◆ What is required
Quote the records below in full, exactly as given, with the images taken out.

◆ Stored items
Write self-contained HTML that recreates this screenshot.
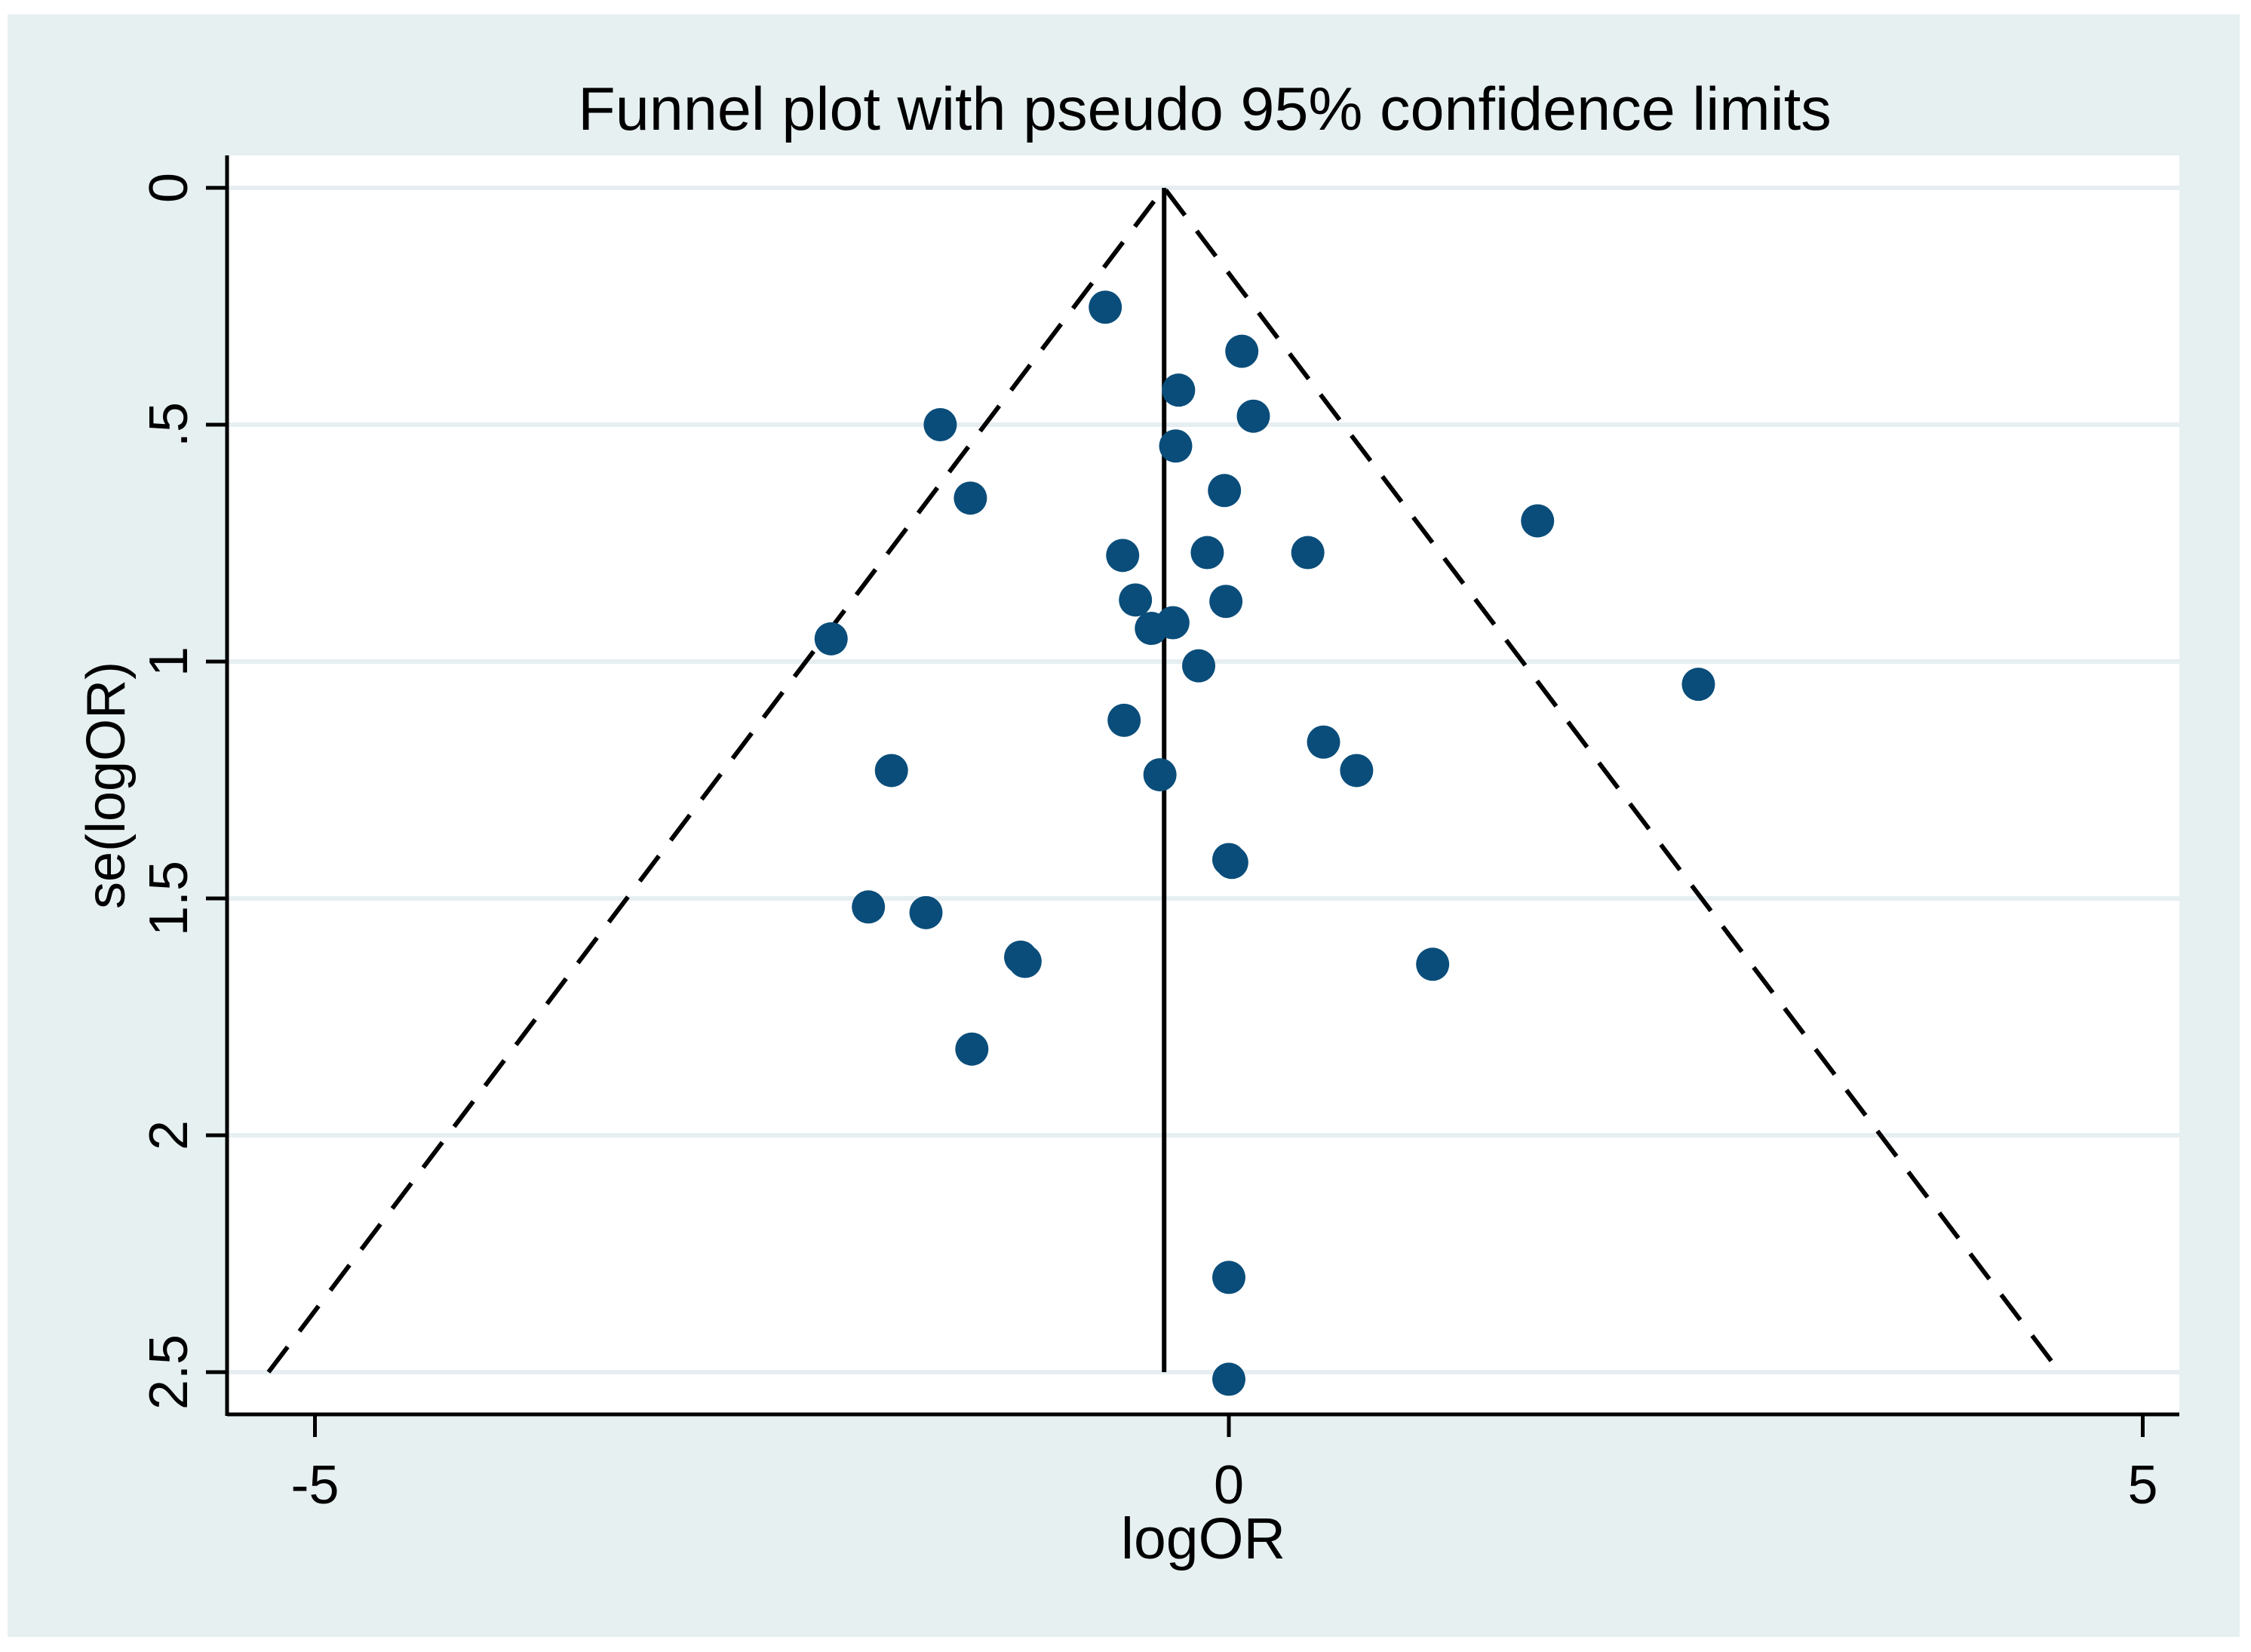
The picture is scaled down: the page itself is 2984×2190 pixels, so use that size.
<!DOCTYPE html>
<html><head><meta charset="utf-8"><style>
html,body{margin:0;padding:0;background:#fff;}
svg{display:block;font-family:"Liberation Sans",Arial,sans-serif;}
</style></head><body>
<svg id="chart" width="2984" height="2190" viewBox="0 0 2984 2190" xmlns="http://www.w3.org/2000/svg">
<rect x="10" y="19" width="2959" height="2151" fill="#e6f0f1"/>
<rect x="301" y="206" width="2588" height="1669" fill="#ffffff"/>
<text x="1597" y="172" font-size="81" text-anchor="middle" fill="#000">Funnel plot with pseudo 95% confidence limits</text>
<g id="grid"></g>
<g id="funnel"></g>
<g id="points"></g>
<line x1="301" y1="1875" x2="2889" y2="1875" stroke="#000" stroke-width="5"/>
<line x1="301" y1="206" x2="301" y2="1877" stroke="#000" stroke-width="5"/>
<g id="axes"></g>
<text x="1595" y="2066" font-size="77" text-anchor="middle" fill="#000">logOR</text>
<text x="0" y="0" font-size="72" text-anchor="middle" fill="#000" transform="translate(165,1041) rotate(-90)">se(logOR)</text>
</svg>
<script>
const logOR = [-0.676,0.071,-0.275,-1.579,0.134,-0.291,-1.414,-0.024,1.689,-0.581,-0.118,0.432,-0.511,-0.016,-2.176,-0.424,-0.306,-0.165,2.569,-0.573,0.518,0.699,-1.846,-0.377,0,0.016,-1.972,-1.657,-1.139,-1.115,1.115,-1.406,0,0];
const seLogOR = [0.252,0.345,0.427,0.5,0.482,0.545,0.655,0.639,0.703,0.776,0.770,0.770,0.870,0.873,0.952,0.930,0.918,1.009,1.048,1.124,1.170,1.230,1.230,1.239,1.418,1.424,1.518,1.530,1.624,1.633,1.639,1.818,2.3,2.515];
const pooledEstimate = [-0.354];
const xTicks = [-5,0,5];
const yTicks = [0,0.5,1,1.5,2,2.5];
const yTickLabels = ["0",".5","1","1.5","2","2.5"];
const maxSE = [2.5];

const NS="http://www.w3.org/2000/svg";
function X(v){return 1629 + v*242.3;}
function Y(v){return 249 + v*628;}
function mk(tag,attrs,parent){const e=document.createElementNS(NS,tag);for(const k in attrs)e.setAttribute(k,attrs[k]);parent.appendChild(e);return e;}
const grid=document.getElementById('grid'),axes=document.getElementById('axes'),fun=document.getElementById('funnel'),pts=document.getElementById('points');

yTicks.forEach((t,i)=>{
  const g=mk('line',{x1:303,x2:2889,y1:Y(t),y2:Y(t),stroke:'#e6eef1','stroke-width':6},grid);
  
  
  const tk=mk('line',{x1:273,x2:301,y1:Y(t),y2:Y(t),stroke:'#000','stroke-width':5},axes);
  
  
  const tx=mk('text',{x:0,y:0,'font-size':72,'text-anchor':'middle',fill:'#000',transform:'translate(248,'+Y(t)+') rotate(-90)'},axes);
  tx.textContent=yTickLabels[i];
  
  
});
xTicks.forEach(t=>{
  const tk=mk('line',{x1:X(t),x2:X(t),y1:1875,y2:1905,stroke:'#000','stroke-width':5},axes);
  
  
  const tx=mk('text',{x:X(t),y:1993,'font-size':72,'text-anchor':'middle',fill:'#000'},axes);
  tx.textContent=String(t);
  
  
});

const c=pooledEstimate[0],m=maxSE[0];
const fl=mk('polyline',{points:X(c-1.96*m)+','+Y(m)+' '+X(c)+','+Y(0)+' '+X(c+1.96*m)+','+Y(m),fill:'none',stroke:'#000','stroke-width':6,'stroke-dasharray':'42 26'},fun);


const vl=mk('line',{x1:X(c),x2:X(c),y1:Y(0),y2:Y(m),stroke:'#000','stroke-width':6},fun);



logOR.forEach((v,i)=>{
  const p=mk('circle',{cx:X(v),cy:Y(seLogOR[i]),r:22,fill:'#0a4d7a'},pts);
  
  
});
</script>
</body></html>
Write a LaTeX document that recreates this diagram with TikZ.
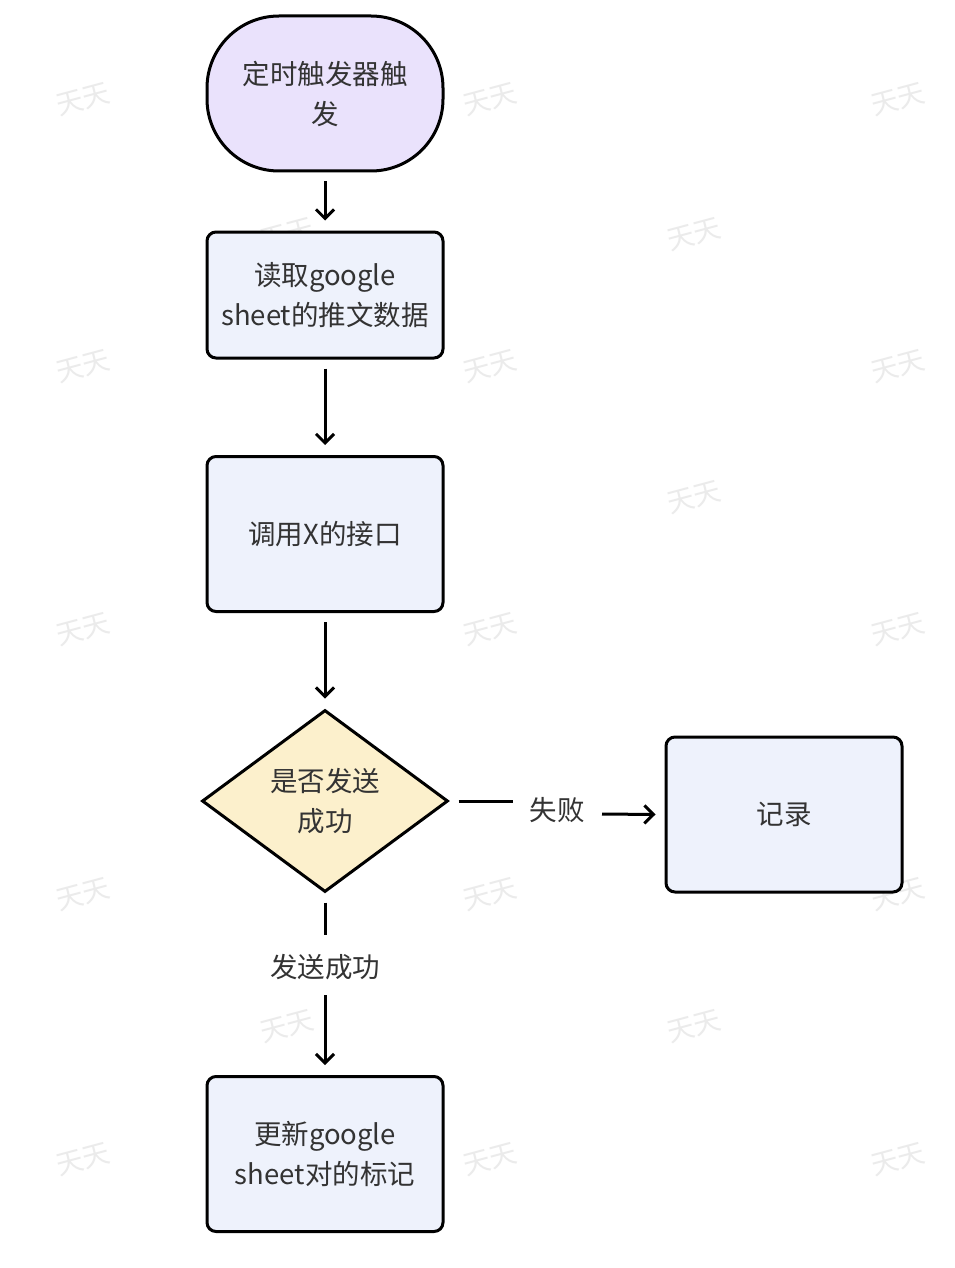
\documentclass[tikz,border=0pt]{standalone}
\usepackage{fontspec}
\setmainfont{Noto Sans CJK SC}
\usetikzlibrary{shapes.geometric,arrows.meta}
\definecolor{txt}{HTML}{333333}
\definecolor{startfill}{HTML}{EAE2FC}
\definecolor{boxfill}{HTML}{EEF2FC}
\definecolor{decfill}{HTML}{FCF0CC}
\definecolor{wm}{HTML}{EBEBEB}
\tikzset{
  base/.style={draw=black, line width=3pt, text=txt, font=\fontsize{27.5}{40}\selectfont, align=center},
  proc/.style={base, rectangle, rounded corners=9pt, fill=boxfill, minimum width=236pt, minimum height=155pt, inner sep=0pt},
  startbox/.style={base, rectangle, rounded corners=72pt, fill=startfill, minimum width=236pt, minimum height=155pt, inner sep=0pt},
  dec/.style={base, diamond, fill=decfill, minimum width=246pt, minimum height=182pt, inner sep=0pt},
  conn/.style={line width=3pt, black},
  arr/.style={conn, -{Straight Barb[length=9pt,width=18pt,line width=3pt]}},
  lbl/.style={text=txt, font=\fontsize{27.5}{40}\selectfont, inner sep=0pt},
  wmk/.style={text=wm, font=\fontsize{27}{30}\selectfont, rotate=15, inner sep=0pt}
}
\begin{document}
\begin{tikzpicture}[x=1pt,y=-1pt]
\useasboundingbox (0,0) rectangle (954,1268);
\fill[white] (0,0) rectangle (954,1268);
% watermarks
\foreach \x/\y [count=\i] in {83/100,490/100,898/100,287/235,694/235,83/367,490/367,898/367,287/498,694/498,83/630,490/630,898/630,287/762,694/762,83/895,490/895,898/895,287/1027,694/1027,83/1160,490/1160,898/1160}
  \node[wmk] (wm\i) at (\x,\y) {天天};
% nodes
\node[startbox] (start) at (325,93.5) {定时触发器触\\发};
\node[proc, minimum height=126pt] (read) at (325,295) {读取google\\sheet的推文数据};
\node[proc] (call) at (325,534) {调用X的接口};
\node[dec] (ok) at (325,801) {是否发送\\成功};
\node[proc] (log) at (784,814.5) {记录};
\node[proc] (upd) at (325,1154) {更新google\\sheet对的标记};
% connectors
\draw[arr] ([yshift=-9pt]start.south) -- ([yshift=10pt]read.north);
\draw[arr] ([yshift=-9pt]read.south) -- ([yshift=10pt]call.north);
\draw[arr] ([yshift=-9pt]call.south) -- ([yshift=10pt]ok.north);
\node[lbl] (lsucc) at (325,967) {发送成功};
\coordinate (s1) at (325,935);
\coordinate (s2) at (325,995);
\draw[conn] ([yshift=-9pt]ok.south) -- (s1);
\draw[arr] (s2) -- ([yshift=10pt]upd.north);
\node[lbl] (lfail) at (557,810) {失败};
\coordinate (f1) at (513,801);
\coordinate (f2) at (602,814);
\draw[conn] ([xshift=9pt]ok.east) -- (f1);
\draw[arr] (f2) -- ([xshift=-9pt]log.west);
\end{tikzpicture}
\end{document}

◆ Task answer
Write self-contained HTML that recreates this screenshot.
The picture is scaled down: the page itself is 2984×2190 pixels, so use that size.
<!DOCTYPE html>
<html><head><meta charset="utf-8"><style>
html,body{margin:0;padding:0;background:#fff;}
svg{display:block;font-family:"Liberation Sans",Arial,sans-serif;}
</style></head><body>
<svg id="chart" width="2984" height="2190" viewBox="0 0 2984 2190" xmlns="http://www.w3.org/2000/svg">
<rect x="10" y="19" width="2959" height="2151" fill="#e6f0f1"/>
<rect x="301" y="206" width="2588" height="1669" fill="#ffffff"/>
<text x="1597" y="172" font-size="81" text-anchor="middle" fill="#000">Funnel plot with pseudo 95% confidence limits</text>
<g id="grid"></g>
<g id="funnel"></g>
<g id="points"></g>
<line x1="301" y1="1875" x2="2889" y2="1875" stroke="#000" stroke-width="5"/>
<line x1="301" y1="206" x2="301" y2="1877" stroke="#000" stroke-width="5"/>
<g id="axes"></g>
<text x="1595" y="2066" font-size="77" text-anchor="middle" fill="#000">logOR</text>
<text x="0" y="0" font-size="72" text-anchor="middle" fill="#000" transform="translate(165,1041) rotate(-90)">se(logOR)</text>
</svg>
<script>
const logOR = [-0.676,0.071,-0.275,-1.579,0.134,-0.291,-1.414,-0.024,1.689,-0.581,-0.118,0.432,-0.511,-0.016,-2.176,-0.424,-0.306,-0.165,2.569,-0.573,0.518,0.699,-1.846,-0.377,0,0.016,-1.972,-1.657,-1.139,-1.115,1.115,-1.406,0,0];
const seLogOR = [0.252,0.345,0.427,0.5,0.482,0.545,0.655,0.639,0.703,0.776,0.770,0.770,0.870,0.873,0.952,0.930,0.918,1.009,1.048,1.124,1.170,1.230,1.230,1.239,1.418,1.424,1.518,1.530,1.624,1.633,1.639,1.818,2.3,2.515];
const pooledEstimate = [-0.354];
const xTicks = [-5,0,5];
const yTicks = [0,0.5,1,1.5,2,2.5];
const yTickLabels = ["0",".5","1","1.5","2","2.5"];
const maxSE = [2.5];

const NS="http://www.w3.org/2000/svg";
function X(v){return 1629 + v*242.3;}
function Y(v){return 249 + v*628;}
function mk(tag,attrs,parent){const e=document.createElementNS(NS,tag);for(const k in attrs)e.setAttribute(k,attrs[k]);parent.appendChild(e);return e;}
const grid=document.getElementById('grid'),axes=document.getElementById('axes'),fun=document.getElementById('funnel'),pts=document.getElementById('points');

yTicks.forEach((t,i)=>{
  const g=mk('line',{x1:303,x2:2889,y1:Y(t),y2:Y(t),stroke:'#e6eef1','stroke-width':6},grid);
  
  
  const tk=mk('line',{x1:273,x2:301,y1:Y(t),y2:Y(t),stroke:'#000','stroke-width':5},axes);
  
  
  const tx=mk('text',{x:0,y:0,'font-size':72,'text-anchor':'middle',fill:'#000',transform:'translate(248,'+Y(t)+') rotate(-90)'},axes);
  tx.textContent=yTickLabels[i];
  
  
});
xTicks.forEach(t=>{
  const tk=mk('line',{x1:X(t),x2:X(t),y1:1875,y2:1905,stroke:'#000','stroke-width':5},axes);
  
  
  const tx=mk('text',{x:X(t),y:1993,'font-size':72,'text-anchor':'middle',fill:'#000'},axes);
  tx.textContent=String(t);
  
  
});

const c=pooledEstimate[0],m=maxSE[0];
const fl=mk('polyline',{points:X(c-1.96*m)+','+Y(m)+' '+X(c)+','+Y(0)+' '+X(c+1.96*m)+','+Y(m),fill:'none',stroke:'#000','stroke-width':6,'stroke-dasharray':'42 26'},fun);


const vl=mk('line',{x1:X(c),x2:X(c),y1:Y(0),y2:Y(m),stroke:'#000','stroke-width':6},fun);



logOR.forEach((v,i)=>{
  const p=mk('circle',{cx:X(v),cy:Y(seLogOR[i]),r:22,fill:'#0a4d7a'},pts);
  
  
});
</script>
</body></html>
Write a LaTeX document that recreates this diagram with TikZ.
\documentclass[tikz,border=0pt]{standalone}
\usepackage{fontspec}
\setmainfont{Noto Sans CJK SC}
\usetikzlibrary{shapes.geometric,arrows.meta}
\definecolor{txt}{HTML}{333333}
\definecolor{startfill}{HTML}{EAE2FC}
\definecolor{boxfill}{HTML}{EEF2FC}
\definecolor{decfill}{HTML}{FCF0CC}
\definecolor{wm}{HTML}{EBEBEB}
\tikzset{
  base/.style={draw=black, line width=3pt, text=txt, font=\fontsize{27.5}{40}\selectfont, align=center},
  proc/.style={base, rectangle, rounded corners=9pt, fill=boxfill, minimum width=236pt, minimum height=155pt, inner sep=0pt},
  startbox/.style={base, rectangle, rounded corners=72pt, fill=startfill, minimum width=236pt, minimum height=155pt, inner sep=0pt},
  dec/.style={base, diamond, fill=decfill, minimum width=246pt, minimum height=182pt, inner sep=0pt},
  conn/.style={line width=3pt, black},
  arr/.style={conn, -{Straight Barb[length=9pt,width=18pt,line width=3pt]}},
  lbl/.style={text=txt, font=\fontsize{27.5}{40}\selectfont, inner sep=0pt},
  wmk/.style={text=wm, font=\fontsize{27}{30}\selectfont, rotate=15, inner sep=0pt}
}
\begin{document}
\begin{tikzpicture}[x=1pt,y=-1pt]
\useasboundingbox (0,0) rectangle (954,1268);
\fill[white] (0,0) rectangle (954,1268);
% watermarks
\foreach \x/\y [count=\i] in {83/100,490/100,898/100,287/235,694/235,83/367,490/367,898/367,287/498,694/498,83/630,490/630,898/630,287/762,694/762,83/895,490/895,898/895,287/1027,694/1027,83/1160,490/1160,898/1160}
  \node[wmk] (wm\i) at (\x,\y) {天天};
% nodes
\node[startbox] (start) at (325,93.5) {定时触发器触\\发};
\node[proc, minimum height=126pt] (read) at (325,295) {读取google\\sheet的推文数据};
\node[proc] (call) at (325,534) {调用X的接口};
\node[dec] (ok) at (325,801) {是否发送\\成功};
\node[proc] (log) at (784,814.5) {记录};
\node[proc] (upd) at (325,1154) {更新google\\sheet对的标记};
% connectors
\draw[arr] ([yshift=-9pt]start.south) -- ([yshift=10pt]read.north);
\draw[arr] ([yshift=-9pt]read.south) -- ([yshift=10pt]call.north);
\draw[arr] ([yshift=-9pt]call.south) -- ([yshift=10pt]ok.north);
\node[lbl] (lsucc) at (325,967) {发送成功};
\coordinate (s1) at (325,935);
\coordinate (s2) at (325,995);
\draw[conn] ([yshift=-9pt]ok.south) -- (s1);
\draw[arr] (s2) -- ([yshift=10pt]upd.north);
\node[lbl] (lfail) at (557,810) {失败};
\coordinate (f1) at (513,801);
\coordinate (f2) at (602,814);
\draw[conn] ([xshift=9pt]ok.east) -- (f1);
\draw[arr] (f2) -- ([xshift=-9pt]log.west);
\end{tikzpicture}
\end{document}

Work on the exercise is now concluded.